Rees pointed out that he had been a practising barrister for nearly 30 years before he had taken on the executive counsel role. “I learnt very quickly over the last five years that one has to be very careful to understand what an auditor is actually required to do.

“The reaction that we hear when there is a corporate failure or a corporate scandal is ‘Were the auditors asleep on the job?’.

“What I’ve learnt is that the auditor’s role is crucial, that almost every audit is conducted to a high standard. We at the FRC are obviously looking at those where it has gone wrong but the auditor cannot be expected to do perhaps as much as many members of the public think they can do.”

Rees also swiftly rejected O’Connell’s suggestion that the expectations around the audit and the audited accounts are “probably just too high and we shouldn’t set such great store by them”.

He said that there was a distinction to be made between professional investors in the marketplace who understand what an audit does and therefore see it as high value and those members of the public who don’t have the same level of understanding of financial statements.

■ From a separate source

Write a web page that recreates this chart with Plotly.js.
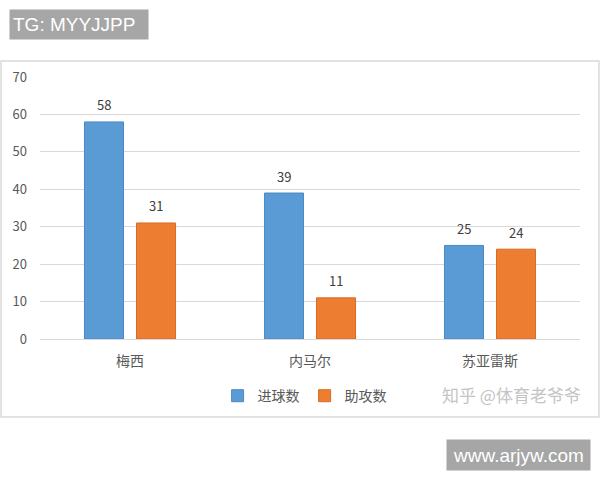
<!DOCTYPE html>
<html>
<head>
<meta charset="utf-8">
<script src="https://cdn.plot.ly/plotly-3.0.1.min.js"></script>
<style>html,body{margin:0;padding:0;background:#fff;}#chart{width:600px;height:480px;}</style>
</head>
<body>
<div id="chart"></div>
<script>
var players = ["梅西", "内马尔", "苏亚雷斯"];
var goals = [58, 39, 25];
var assists = [31, 11, 24];
var seriesNames = ["进球数", "助攻数"];
var yTicks = [0, 10, 20, 30, 40, 50, 60, 70];

var cjk = '"Noto Sans CJK SC", "Microsoft YaHei", sans-serif';
var textFont = {family: cjk, size: 13, color: "#404040"};

var traces = [
  {type: "bar", name: seriesNames[0], x: players, y: goals,
   marker: {color: "#5b9bd5", line: {color: "#4a8ac4", width: 1}}, hoverinfo: "none"},
  {type: "bar", name: seriesNames[1], x: players, y: assists,
   marker: {color: "#ed7d31", line: {color: "#d86c22", width: 1}}, hoverinfo: "none"}
];

// value labels above bars, built from the data arrays
var labelAnns = [];
[goals, assists].forEach(function (vals, s) {
  vals.forEach(function (v, i) {
    labelAnns.push({xref: "x", yref: "y", x: players[i], y: v, xshift: s === 0 ? -26 : 26,
      yshift: 17, yanchor: "middle", xanchor: "center", text: String(v), showarrow: false,
      font: textFont});
  });
});

var layout = {
  width: 600, height: 480,
  margin: {l: 40, r: 20, t: 77, b: 141},
  paper_bgcolor: "#ffffff", plot_bgcolor: "#ffffff",
  barmode: "group", bargap: 0.422, bargroupgap: 0.25,
  font: {family: cjk, color: "#595959"},
  showlegend: true,
  legend: {orientation: "h", x: 0.49, xanchor: "center", y: -0.218, yanchor: "middle",
           font: {family: cjk, size: 14, color: "#595959"}, itemwidth: 30,
           tracegroupgap: 0},
  xaxis: {showgrid: false, showline: false, zeroline: false, ticks: "", ticklabelstandoff: 12,
          tickfont: {family: cjk, size: 14, color: "#595959"}, fixedrange: true},
  yaxis: {range: [0, 70], tickvals: yTicks, ticktext: yTicks.map(String),
          showgrid: true, gridcolor: "#d9d9d9", gridwidth: 1, zeroline: true,
          zerolinecolor: "#d9d9d9", zerolinewidth: 1, showline: false, ticks: "",
          ticklabelstandoff: 12,
          tickfont: {family: cjk, size: 13, color: "#595959"}, fixedrange: true},
  shapes: [
    {type: "rect", xref: "paper", yref: "paper", x0: -0.0722, x1: 1.035, y0: -0.298, y1: 1.061,
     line: {color: "#d9d9d9", width: 1.5}, fillcolor: "rgba(0,0,0,0)", layer: "below"}
  ],
  annotations: labelAnns.concat([
    {xref: "paper", yref: "paper", x: 0.0722, y: 1.200, xanchor: "center", yanchor: "middle",
     text: "TG: MYYJJPP", showarrow: false, bgcolor: "#a6a6a6", width: 132, height: 23,
     borderpad: 3, align: "left",
     font: {family: "Liberation Sans, Arial, sans-serif", size: 19, color: "#ffffff"}},
    {xref: "paper", yref: "paper", x: 0.886, y: -0.443, xanchor: "center", yanchor: "middle",
     text: "www.arjyw.com", showarrow: false, bgcolor: "#a6a6a6", width: 137, height: 24,
     borderpad: 3, align: "center",
     font: {family: "Liberation Sans, Arial, sans-serif", size: 19, color: "#ffffff"}},
    {xref: "paper", yref: "paper", x: 0.874, y: -0.212, xanchor: "center", yanchor: "middle",
     text: "知乎 @体育老爷爷", showarrow: false,
     font: {family: cjk, size: 17, color: "#c4c4c4"}}
  ])
};

Plotly.newPlot("chart", traces, layout, {displayModeBar: false, staticPlot: true});
</script>
</body>
</html>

“What we see from the documents and what we hear from our experts is that most of what we see, even where we are looking at cases where things have gone wrong and even where we have taken action, still those involved in audit perform a valuable part of the overall protection of investors.”

He also told O’Connell that the FRC had been building up its team of investigative lawyers and accountants in recent years and was now able to take on the bigger accountancy firms – with their significant financial resources and choice of large law firms at their beck and call – more effectively.

He admitted that it was expensive but added that if the FRC was going to be an effective regulator, it needed “sufficient expertise and experience to do the job”.